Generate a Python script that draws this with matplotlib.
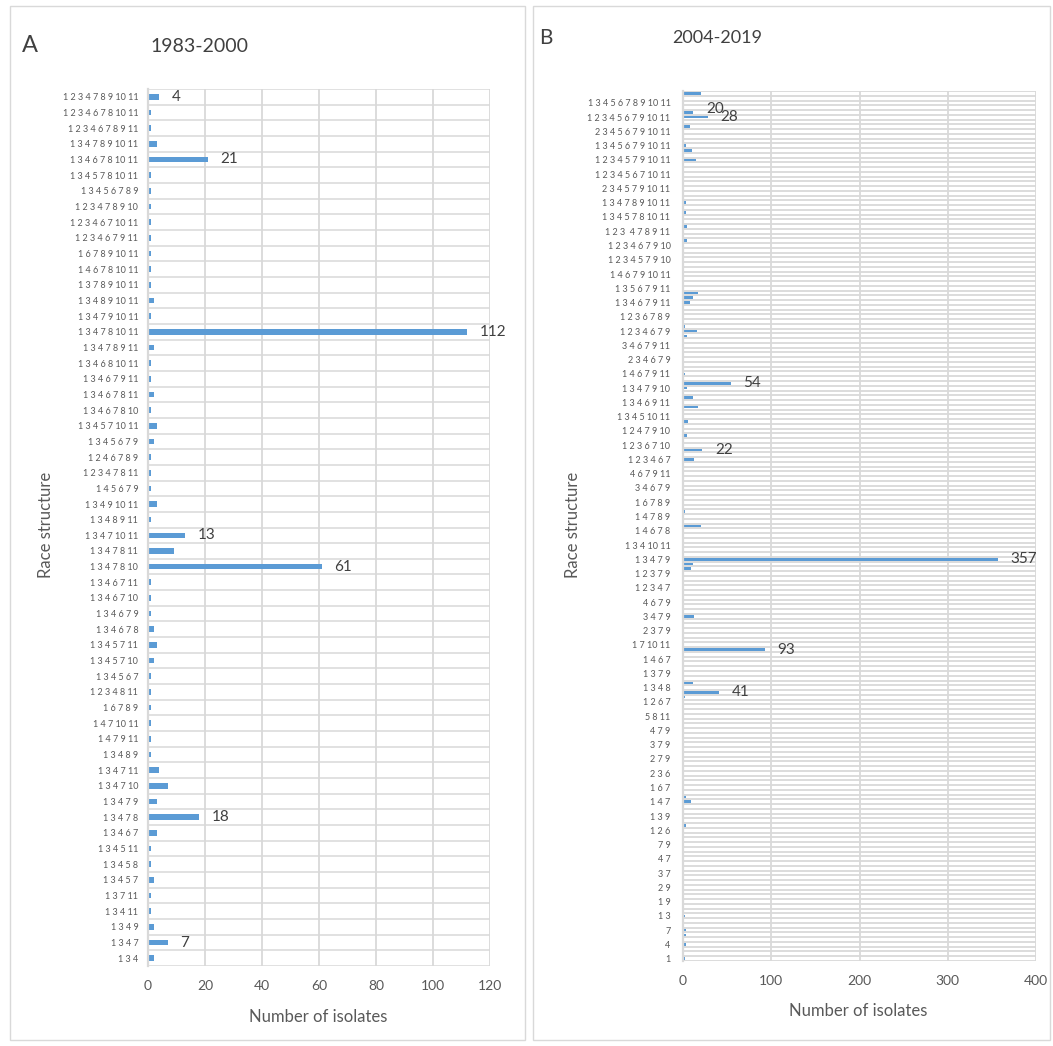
import matplotlib
matplotlib.use("Agg")
import matplotlib.pyplot as plt
import numpy as np
from matplotlib.patches import Rectangle

plt.rcParams['font.family'] = ['Lato', 'DejaVu Sans']

# Panel A, 1983-2000 (bottom to top)
races_a = [
    "1 3 4", "1 3 4 7", "1 3 4 9", "1 3 4 11", "1 3 7 11", "1 3 4 5 7",
    "1 3 4 5 8", "1 3 4 5 11", "1 3 4 6 7", "1 3 4 7 8", "1 3 4 7 9",
    "1 3 4 7 10", "1 3 4 7 11", "1 3 4 8 9", "1 4 7 9 11", "1 4 7 10 11",
    "1 6 7 8 9", "1 2 3 4 8 11", "1 3 4 5 6 7", "1 3 4 5 7 10",
    "1 3 4 5 7 11", "1 3 4 6 7 8", "1 3 4 6 7 9", "1 3 4 6 7 10",
    "1 3 4 6 7 11", "1 3 4 7 8 10", "1 3 4 7 8 11", "1 3 4 7 10 11",
    "1 3 4 8 9 11", "1 3 4 9 10 11", "1 4 5 6 7 9", "1 2 3 4 7 8 11",
    "1 2 4 6 7 8 9", "1 3 4 5 6 7 9", "1 3 4 5 7 10 11", "1 3 4 6 7 8 10",
    "1 3 4 6 7 8 11", "1 3 4 6 7 9 11", "1 3 4 6 8 10 11", "1 3 4 7 8 9 11",
    "1 3 4 7 8 10 11", "1 3 4 7 9 10 11", "1 3 4 8 9 10 11",
    "1 3 7 8 9 10 11", "1 4 6 7 8 10 11", "1 6 7 8 9 10 11",
    "1 2 3 4 6 7 9 11", "1 2 3 4 6 7 10 11", "1 2 3 4 7 8 9 10",
    "1 3 4 5 6 7 8 9", "1 3 4 5 7 8 10 11", "1 3 4 6 7 8 10 11",
    "1 3 4 7 8 9 10 11", "1 2 3 4 6 7 8 9 11", "1 2 3 4 6 7 8 10 11",
    "1 2 3 4 7 8 9 10 11",
]
counts_a = [2, 7, 2, 1, 1, 2, 1, 1, 3, 18, 3, 7, 4, 1, 1, 1, 1, 1, 1, 2,
            3, 2, 1, 1, 1, 61, 9, 13, 1, 3, 1, 1, 1, 2, 3, 1, 2, 1, 1, 2,
            112, 1, 2, 1, 1, 1, 1, 1, 1, 1, 1, 21, 3, 1, 1, 4]
labelled_a = [55, 51, 40, 27, 25, 9, 1]

# Panel B, 2004-2019: 183 race structures, only every third one is named on the axis
labels_b = [
    "1", "4", "7", "1 3", "1 9", "2 9", "3 7", "4 7", "7 9", "1 2 6",
    "1 3 9", "1 4 7", "1 6 7", "2 3 6", "2 7 9", "3 7 9", "4 7 9", "5 8 11",
    "1 2 6 7", "1 3 4 8", "1 3 7 9", "1 4 6 7", "1 7 10 11", "2 3 7 9",
    "3 4 7 9", "4 6 7 9", "1 2 3 4 7", "1 2 3 7 9", "1 3 4 7 9",
    "1 3 4 10 11", "1 4 6 7 8", "1 4 7 8 9", "1 6 7 8 9", "3 4 6 7 9",
    "4 6 7 9 11", "1 2 3 4 6 7", "1 2 3 6 7 10", "1 2 4 7 9 10",
    "1 3 4 5 10 11", "1 3 4 6 9 11", "1 3 4 7 9 10", "1 4 6 7 9 11",
    "2 3 4 6 7 9", "3 4 6 7 9 11", "1 2 3 4 6 7 9", "1 2 3 6 7 8 9",
    "1 3 4 6 7 9 11", "1 3 5 6 7 9 11", "1 4 6 7 9 10 11",
    "1 2 3 4 5 7 9 10", "1 2 3 4 6 7 9 10", "1 2 3  4 7 8 9 11",
    "1 3 4 5 7 8 10 11", "1 3 4 7 8 9 10 11", "2 3 4 5 7 9 10 11",
    "1 2 3 4 5 6 7 10 11", "1 2 3 4 5 7 9 10 11", "1 3 4 5 6 7 9 10 11",
    "2 3 4 5 6 7 9 10 11", "1 2 3 4 5 6 7 9 10 11",
    "1 3 4 5 6 7 8 9 10 11",
]
counts_b = [
    2, 0, 1, 3, 0, 3, 3, 1, 0, 2, 1, 1, 0, 1, 0, 0, 0, 1, 1, 0,
    0, 1, 0, 0, 0, 0, 0, 0, 3, 1, 1, 0, 0, 9, 3, 1, 0, 1, 0, 0,
    0, 0, 0, 0, 1, 1, 0, 0, 1, 0, 0, 0, 0, 1, 0, 2, 41, 1, 11, 1,
    1, 0, 0, 1, 0, 93, 0, 0, 1, 0, 0, 1, 12, 0, 0, 0, 0, 0, 1, 0,
    0, 0, 9, 11, 357, 1, 0, 0, 0, 0, 1, 20, 0, 1, 2, 1, 0, 1, 0, 0,
    0, 0, 1, 0, 0, 13, 0, 22, 0, 0, 5, 0, 0, 6, 0, 0, 17, 1, 11, 0,
    5, 54, 0, 2, 1, 0, 0, 0, 0, 0, 0, 4, 16, 2, 1, 1, 0, 0, 8, 11,
    17, 0, 0, 1, 1, 0, 0, 0, 0, 0, 0, 5, 0, 0, 5, 0, 0, 3, 0, 3,
    1, 0, 1, 0, 1, 1, 1, 1, 15, 0, 10, 3, 1, 0, 1, 8, 1, 28, 11, 1,
    1, 0, 20,
]
labelled_b = {182: -11, 177: 0, 121: 0, 107: 0, 84: 0, 65: 0, 56: 0}

bar_color = '#5B9BD5'
grid_color = '#D9D9D9'
text_color = '#595959'
label_color = '#404040'

fig = plt.figure(figsize=(10.53, 10.46), dpi=100)

# chart area borders
for x0, w in [(10, 515), (533, 517)]:
    fig.patches.append(Rectangle((x0 / 1053, 6 / 1046), w / 1053, 1034 / 1046,
                                 transform=fig.transFigure, fill=False,
                                 edgecolor=grid_color, lw=1.0))


def style_axes(ax, n, grid_lw):
    ax.set_ylim(-0.5, n - 0.5)
    ax.set_yticks(np.arange(-0.5, n, 1.0), minor=True)
    ax.grid(axis='y', which='minor', color=grid_color, lw=grid_lw)
    ax.grid(axis='x', which='major', color=grid_color, lw=1.3)
    ax.set_axisbelow(True)
    for s in ['top', 'right', 'bottom']:
        ax.spines[s].set_visible(False)
    ax.spines['left'].set_color(grid_color)
    ax.spines['left'].set_linewidth(1.6)
    ax.tick_params(axis='y', which='both', length=0, pad=7,
                   labelsize=6.5, labelcolor=text_color)
    ax.tick_params(axis='x', length=0, pad=10, labelsize=10, labelcolor=text_color)


# ---- panel A
axA = fig.add_axes([148 / 1053, 80 / 1046, 342 / 1053, 877 / 1046])
ya = np.arange(len(races_a))
axA.barh(ya, counts_a, height=0.36, color=bar_color)
style_axes(axA, len(races_a), 1.1)
axA.set_yticks(ya)
axA.set_yticklabels(races_a)
axA.set_xlim(0, 120)
axA.set_xticks(np.arange(0, 121, 20))
for i in labelled_a:
    axA.annotate(str(counts_a[i]), (counts_a[i], i), xytext=(9, 0),
                 textcoords='offset points', va='center', ha='left',
                 fontsize=11, color=label_color)
axA.set_xlabel("Number of isolates", fontsize=12, color=text_color)
axA.xaxis.set_label_coords(0.497, -0.049)
axA.set_ylabel("Race structure", fontsize=12, color=text_color)
axA.yaxis.set_label_coords(-0.275, 0.503)

# ---- panel B
axB = fig.add_axes([683 / 1053, 85 / 1046, 353 / 1053, 870 / 1046])
yb = np.arange(len(counts_b))
axB.barh(yb, counts_b, height=0.55, color=bar_color)
style_axes(axB, len(counts_b), 1.3)
axB.set_yticks(yb[::3])
axB.set_yticklabels(labels_b)
axB.tick_params(axis='y', pad=9)
axB.set_xlim(0, 400)
axB.set_xticks(np.arange(0, 401, 100))
for i, dy in labelled_b.items():
    axB.annotate(str(counts_b[i]), (counts_b[i], i), xytext=(9 if dy == 0 else 4, dy),
                 textcoords='offset points', va='center', ha='left',
                 fontsize=11, color=label_color)
axB.set_xlabel("Number of isolates", fontsize=12, color=text_color)
axB.xaxis.set_label_coords(0.496, -0.048)
axB.set_ylabel("Race structure", fontsize=12, color=text_color)
axB.yaxis.set_label_coords(-0.29, 0.501)

# panel titles
fig.text(22 / 1053, 1 - 46 / 1046, "A", fontsize=17, color=label_color, va='center')
fig.text(150 / 1053, 1 - 46 / 1046, "1983-2000", fontsize=14, color=label_color, va='center')
fig.text(539 / 1053, 1 - 38 / 1046, "B", fontsize=15, color=label_color, va='center')
fig.text(672 / 1053, 1 - 38 / 1046, "2004-2019", fontsize=13, color=label_color, va='center')

fig.savefig("out.png", dpi=100)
********
Exercise details>
Each line that holds the word "matplotlib" is to be copied.

Solution for this task>
Generate a Python script that draws this with matplotlib.
import matplotlib
matplotlib.use("Agg")
import matplotlib.pyplot as plt
from matplotlib.patches import Rectangle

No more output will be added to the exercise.